So I'm reading Introductions to Algorithms and sometimes I wish it would be a little bit more friendly with how it explains topics. One of these topics is proving big-theta.
I understand that the definition of $\Theta$ is as follows:
$\Theta(g(n)) = f(n)$ if there exists positive constants $c_1$, $c_2$, and $n_0$ such that $0 \le c_1 g(n) \le f(n) \le c_2 g(n)$ for all $n \ge n_0$.
In other words, for $f(n)$ and $g(n)$, $f(n)$ can be bounded by $c_2 g(n)$ from above and bounded below by $c_1 g(n)$.
So the example in the book goes:
Show that $\frac{1}{2} n^2 - 3 n = \Theta(n^2)$.
From the definition of big theta:
$$ c_1 n^2 \le \frac{1}{2} n^2 - 3 n \le c_2 n^2$$
CLRS begins by dividing by the largest order term of $n$ which is $n^2$ to get
$$ c_1 \le \frac{1}{2} - \frac{3}{n} \le c_2 $$
From here we split the problem into two parts, the right-hand inequality and the left-hand inequality.
On the right hand side: CLRS chooses $c_2 \ge \frac{1}{2}$ because for $n \gt 1$, $\frac{1}{2} - \frac{3}{n}$ can never be less than $\frac{1}{2}$ since $\frac{3}{n}$ goes to $0$ as $n$ goes to infinity. (I'm assuming they choose $n \gt 1$ here because if $n=0$ then we would be dividing by $0$.)

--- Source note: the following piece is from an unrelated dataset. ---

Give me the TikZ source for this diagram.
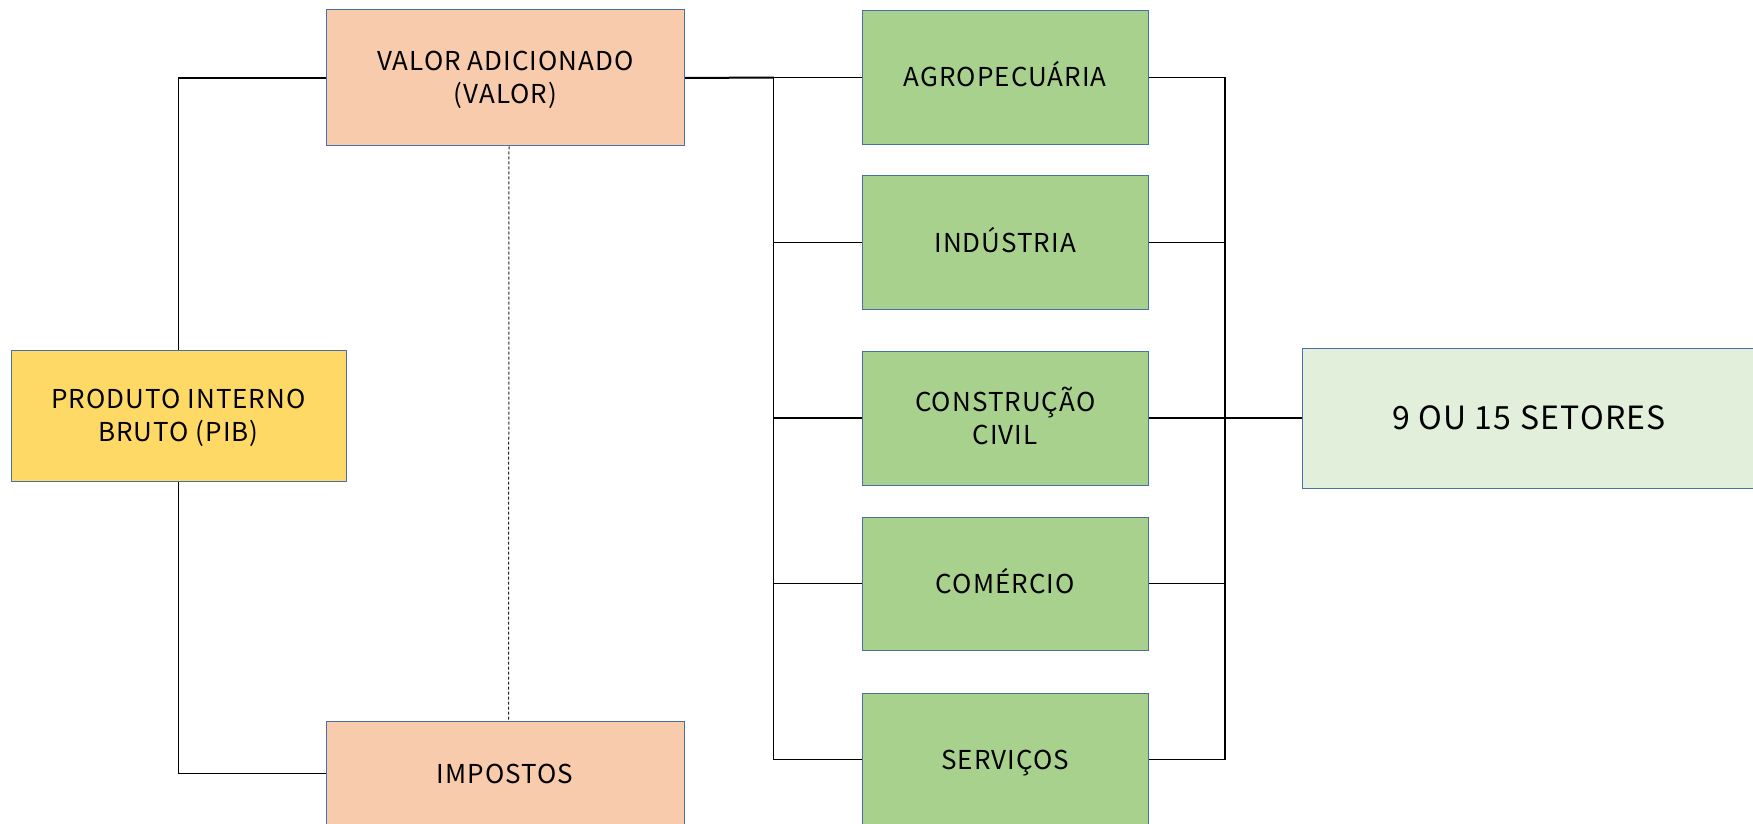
\documentclass[tikz,border=0pt]{standalone}
\usepackage{fontspec}
\setmainfont{Noto Sans CJK JP}[LetterSpace=4]
\definecolor{peach}{HTML}{F8CBAD}
\definecolor{gold}{HTML}{FFD966}
\definecolor{leaf}{HTML}{A9D18E}
\definecolor{pale}{HTML}{E2EFDA}
\definecolor{edge}{HTML}{4A6FA5}
\tikzset{
  box/.style={draw=edge, line width=0.5pt, rectangle, align=center, inner sep=0pt,
    font=\fontsize{13}{16.5}\selectfont},
  oneline/.style={text height=9.5pt, text depth=0pt},
  twoline/.style={text height=26pt, text depth=0pt},
  conn/.style={draw=black, line width=0.55pt},
}
\begin{document}
\begin{tikzpicture}[x=0.5pt, y=-0.5pt]
\useasboundingbox (0,0) rectangle (1753,824);
\clip (0,0) rectangle (1753,824);
% nodes
\node[box, twoline, fill=peach, minimum width=179pt, minimum height=68pt] (V) at (505.5,78) {VALOR ADICIONADO\\(VALOR)};
\node[box, oneline, fill=peach, minimum width=179pt, minimum height=52.5pt] (I) at (505,773.5) {IMPOSTOS};
\node[box, twoline, fill=gold, minimum width=167.5pt, minimum height=65.5pt] (P) at (178.5,415.5) {PRODUTO INTERNO\\BRUTO (PIB)};
\node[box, oneline, fill=leaf, minimum width=143.25pt, minimum height=67pt] (A) at (1005.25,77.5) {AGROPECUÁRIA};
\node[box, oneline, fill=leaf, minimum width=143.25pt, minimum height=66.5pt] (D) at (1005.25,242.5) {INDÚSTRIA};
\node[box, twoline, fill=leaf, minimum width=143.25pt, minimum height=67pt] (C) at (1005.25,418) {CONSTRUÇÃO\\CIVIL};
\node[box, oneline, fill=leaf, minimum width=143.25pt, minimum height=66.5pt] (M) at (1005.25,583.5) {COMÉRCIO};
\node[box, oneline, fill=leaf, minimum width=143.25pt, minimum height=66.5pt] (S) at (1005.25,759.5) {SERVIÇOS};
\node[box, fill=pale, minimum width=227pt, minimum height=70pt, font=\fontsize{16}{19}\selectfont, text height=11.7pt, text depth=0pt] (N) at (1529,418) {9 OU 15 SETORES};
% buses
\coordinate (bl) at (773.5,77.5);
\coordinate (br) at (1225,77.5);
% left part
\draw[conn] (P.north) |- (V.west);
\draw[conn] (P.south) |- (I.west);
\draw[black!85, line width=0.5pt, dash pattern=on 1.5pt off 1pt] ([xshift=1.75pt]V.south) -- ([xshift=1.75pt]I.north);
% value added to sectors
\draw[draw=black, line width=1pt] (V.east) -- (bl);
\draw[conn] (bl) -- (A.west);
\draw[conn] (bl) -- (bl |- S.west);
\draw[conn] (bl |- D.west) -- (D.west);
\draw[conn] (bl |- C.west) -- (C.west);
\draw[conn] (bl |- M.west) -- (M.west);
\draw[conn] (bl |- S.west) -- (S.west);
% sectors to total
\draw[conn] (A.east) -- (br);
\draw[conn] (br) -- (br |- S.east);
\draw[conn] (D.east) -- (br |- D.east);
\draw[conn] (C.east) -- (br |- C.east);
\draw[conn] (M.east) -- (br |- M.east);
\draw[conn] (S.east) -- (br |- S.east);
\draw[conn] (br |- N.west) -- (N.west);
\end{tikzpicture}
\end{document}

Now this is where I start to get lost.
On the left hand side: CLRS chooses $c_1 = \frac{1}{14}$ (not sure why) and $n \ge 7$. I'm not sure what the significance of these choices is. At $n \le 6$, $\frac{1}{2}-\frac{3}{n}$ becomes negative. But why $\frac{1}{14}$ for $c_2$? I'm just not sure how they arrived at solving the left hand side and the book doesn't really explain it well for me.